Hello,
Please let me first apologize if this isn't the correct forum.
I'm having a problem that, for the life of me, I can't seem to resolve. To begin with, I'm using MSSQL Server 2012.
I created a new MSSQL maintenance plan to perform a full nightly (12:00 am) backup for one of our databases. This new plan replaced an old plan that did nothing but perform a full backup. With this new plan I do the following:
Check DB Integrity, Backup DB (full), Shrink DB, Rebuild Index, Clean Up History, Maintenance Cleanup Tasks.
The size of our DB is only 12GB
Now, the new plan took effect last Friday and it functioned properly as it made a full backup of the DB. The problem I'm having is that the differential backups I'm also doing every hour are now 10 times as big as they were before the new plan went into effect.

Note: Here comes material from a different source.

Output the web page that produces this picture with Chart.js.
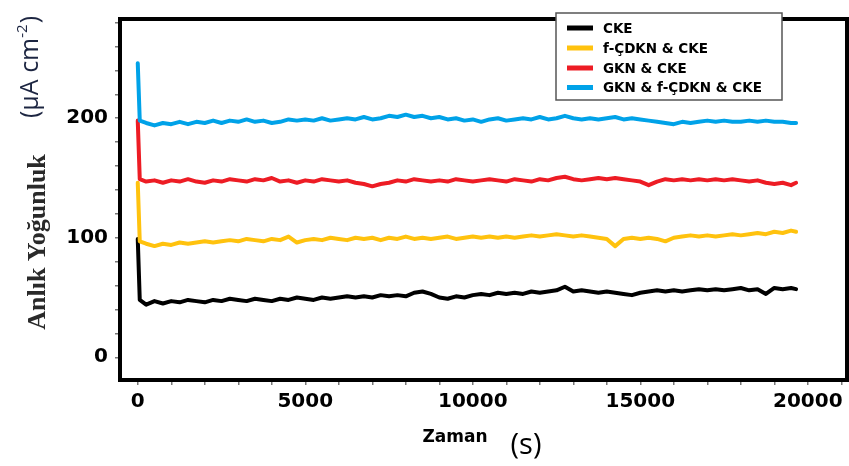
<!DOCTYPE html>
<html>
<head>
<meta charset="utf-8">
<script src="https://cdn.jsdelivr.net/npm/chart.js@4.4.0/dist/chart.umd.min.js"></script>
<style>
  body { margin: 0; background: #fff; }
  canvas { display: block; }
</style>
</head>
<body>
<canvas id="currentChart" width="849" height="466"></canvas>
<script>
// zaman (s)
const times = [0, 60, 250, 500, 750, 1000, 1250, 1500, 1750, 2000, 2250, 2500, 2750, 3000, 3250, 3500, 3750, 4000,
    4250, 4500, 4750, 5000, 5250, 5500, 5750, 6000, 6250, 6500, 6750, 7000, 7250, 7500, 7750, 8000, 8250, 8500,
    8750, 9000, 9250, 9500, 9750, 10000, 10250, 10500, 10750, 11000, 11250, 11500, 11750, 12000, 12250, 12500,
    12750, 13000, 13250, 13500, 13750, 14000, 14250, 14500, 14750, 15000, 15250, 15500, 15750, 16000, 16250,
    16500, 16750, 17000, 17250, 17500, 17750, 18000, 18250, 18500, 18750, 19000, 19250, 19500, 19650];

const seriesLabels = ['CKE', 'f-ÇDKN & CKE', 'GKN & CKE', 'GKN & f-ÇDKN & CKE'];

const ckeValues = [99, 48, 44, 47, 45, 47, 46, 48, 47, 46, 48, 47, 49, 48, 47, 49, 48, 47,
    49, 48, 50, 49, 48, 50, 49, 50, 51, 50, 51, 50, 52, 51, 52, 51, 54, 55,
    53, 50, 49, 51, 50, 52, 53, 52, 54, 53, 54, 53, 55, 54, 55, 56,
    59, 55, 56, 55, 54, 55, 54, 53, 52, 54, 55, 56, 55, 56, 55,
    56, 57, 56, 57, 56, 57, 58, 56, 57, 53, 58, 57, 58, 57];

const fcdknValues = [146, 97, 95, 93, 95, 94, 96, 95, 96, 97, 96, 97, 98, 97, 99, 98, 97, 99,
    98, 101, 96, 98, 99, 98, 100, 99, 98, 100, 99, 100, 98, 100, 99, 101, 99, 100,
    99, 100, 101, 99, 100, 101, 100, 101, 100, 101, 100, 101, 102, 101, 102, 103,
    102, 101, 102, 101, 100, 99, 93, 99, 100, 99, 100, 99, 97, 100, 101,
    102, 101, 102, 101, 102, 103, 102, 103, 104, 103, 105, 104, 106, 105];

const gknValues = [198, 149, 147, 148, 146, 148, 147, 149, 147, 146, 148, 147, 149, 148, 147, 149, 148, 150,
    147, 148, 146, 148, 147, 149, 148, 147, 148, 146, 145, 143, 145, 146, 148, 147, 149, 148,
    147, 148, 147, 149, 148, 147, 148, 149, 148, 147, 149, 148, 147, 149, 148, 150,
    151, 149, 148, 149, 150, 149, 150, 149, 148, 147, 144, 147, 149, 148, 149,
    148, 149, 148, 149, 148, 149, 148, 147, 148, 146, 145, 146, 144, 146];

const gknFcdknValues = [246, 198, 196, 194, 196, 195, 197, 195, 197, 196, 198, 196, 198, 197, 199, 197, 198, 196,
    197, 199, 198, 199, 198, 200, 198, 199, 200, 199, 201, 199, 200, 202, 201, 203, 201, 202,
    200, 201, 199, 200, 198, 199, 197, 199, 200, 198, 199, 200, 199, 201, 199, 200,
    202, 200, 199, 200, 199, 200, 201, 199, 200, 199, 198, 197, 196, 195, 197,
    196, 197, 198, 197, 198, 197, 197, 198, 197, 198, 197, 197, 196, 196];

const seriesColors = ['#000000', '#FFC20E', '#ED1C24', '#00A2E8'];

// eksen tik etiketleri (kucuk tikler her 1000 s / 20 birim)
const xTickLabels = [0, 5000, 10000, 15000, 20000];
const yTickLabels = [0, 100, 200];

function tickValues(from, to, step) {
    const out = [];
    for (let v = from; v <= to; v += step) out.push({ value: v });
    return out;
}

function toPoints(values) {
    return values.map((v, i) => ({ x: times[i], y: v }));
}

function makeDataset(label, values, color, order) {
    return {
        label: label,
        data: toPoints(values),
        borderColor: color,
        backgroundColor: color,
        borderWidth: 4,
        pointRadius: 0,
        tension: 0,
        borderJoinStyle: 'round',
        borderCapStyle: 'round',
        order: order
    };
}

const tickFont = { family: '"DejaVu Sans"', size: 20, weight: 'bold' };

// cerceve, eksen basliklari ve lejant
const decorPlugin = {
    id: 'decor',
    afterDraw(chart) {
        const ctx = chart.ctx;
        const a = chart.chartArea;
        ctx.save();
        ctx.strokeStyle = '#000';
        ctx.lineWidth = 4;
        ctx.strokeRect(a.left, a.top, a.right - a.left, a.bottom - a.top);

        // y basligi
        ctx.save();
        ctx.translate(45, 242);
        ctx.rotate(-Math.PI / 2);
        ctx.textAlign = 'center';
        ctx.textBaseline = 'alphabetic';
        ctx.fillStyle = '#2a2a2a';
        ctx.font = 'bold 26px "Liberation Serif"';
        ctx.fillText('Anlık Yoğunluk', 0, 0);
        ctx.restore();

        ctx.save();
        ctx.translate(38, 118);
        ctx.rotate(-Math.PI / 2);
        ctx.textAlign = 'left';
        ctx.textBaseline = 'alphabetic';
        ctx.fillStyle = '#1c2541';
        ctx.font = '25px "Open Sans"';
        let x = 0;
        ctx.fillText('(μA cm', x, 0);
        x += ctx.measureText('(μA cm').width;
        ctx.font = '15px "Open Sans"';
        ctx.fillText('-2', x, -11);
        x += ctx.measureText('-2').width + 1;
        ctx.font = '25px "Open Sans"';
        ctx.fillText(')', x, 0);
        ctx.restore();

        // x basligi
        ctx.fillStyle = '#000';
        ctx.textAlign = 'center';
        ctx.textBaseline = 'middle';
        ctx.font = 'bold 17px "DejaVu Sans"';
        ctx.fillText('Zaman', 455, 438);
        ctx.font = '29px "Open Sans"';
        ctx.fillText('(s)', 526, 446);

        // lejant
        const lx = 556, ly = 13, lw = 226, lh = 87;
        ctx.fillStyle = '#fff';
        ctx.fillRect(lx, ly, lw, lh);
        ctx.strokeStyle = '#555';
        ctx.lineWidth = 1.5;
        ctx.strokeRect(lx, ly, lw, lh);
        const rows = [28, 48, 68, 87.5];
        ctx.textAlign = 'left';
        ctx.font = 'bold 13.5px "DejaVu Sans"';
        seriesLabels.forEach((label, i) => {
            ctx.fillStyle = seriesColors[i];
            ctx.fillRect(567, rows[i] - 2.5, 26, 5);
            ctx.fillStyle = '#000';
            ctx.fillText(label, 603, rows[i] + 1);
        });
        ctx.restore();
    }
};

const ctx = document.getElementById('currentChart').getContext('2d');
new Chart(ctx, {
    type: 'line',
    data: {
        datasets: [
            makeDataset(seriesLabels[0], ckeValues, seriesColors[0], 4),
            makeDataset(seriesLabels[1], fcdknValues, seriesColors[1], 3),
            makeDataset(seriesLabels[2], gknValues, seriesColors[2], 2),
            makeDataset(seriesLabels[3], gknFcdknValues, seriesColors[3], 1)
        ]
    },
    options: {
        responsive: false,
        animation: false,
        layout: { padding: { top: 10, right: 2, left: 0, bottom: 0 } },
        plugins: {
            legend: { display: false },
            tooltip: { enabled: false }
        },
        scales: {
            x: {
                type: 'linear',
                min: -530,
                max: 21170,
                afterFit: s => { s.height = 86; },
                afterBuildTicks: s => { s.ticks = tickValues(0, 21000, 1000); },
                border: { display: false },
                grid: { display: true, drawOnChartArea: false, drawTicks: true, tickLength: 5, color: '#777', lineWidth: 1.5 },
                ticks: {
                    autoSkip: false,
                    maxRotation: 0,
                    minRotation: 0,
                    padding: 5,
                    color: '#000',
                    font: tickFont,
                    callback: v => xTickLabels.includes(v) ? String(v) : ''
                }
            },
            y: {
                type: 'linear',
                min: -19,
                max: 283,
                afterFit: s => { s.width = 120; },
                afterBuildTicks: s => { s.ticks = tickValues(0, 280, 20); },
                border: { display: false },
                grid: { display: true, drawOnChartArea: false, drawTicks: true, tickLength: 5, color: '#777', lineWidth: 1.5 },
                ticks: {
                    autoSkip: false,
                    padding: 7,
                    color: '#000',
                    font: tickFont,
                    callback: v => yTickLabels.includes(v) ? String(v) : ''
                }
            }
        }
    },
    plugins: [decorPlugin]
});
</script>
</body>
</html>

Just to compare, before midnight Friday (when the new full backup plan took effect), my hourly differential backups were only in the range of 750MBs. My first differential backup after that came to 4+ GBS. So, as you can see, the increase is somewhat
alarming. Being that we have individual maintenance plans for both full and differential backups and being that I did not touch/modify our differential plan, can anyone please tell me why the size of these hourly differential backup plans are so big now? How
is it that creating a new full backup plan affect the size of the differential files? Could this have anything to do with me doing db shrinks and/or Index rebuilds?
I'm at a loss here so I will really appreciate any feedback on this. Thank you very much!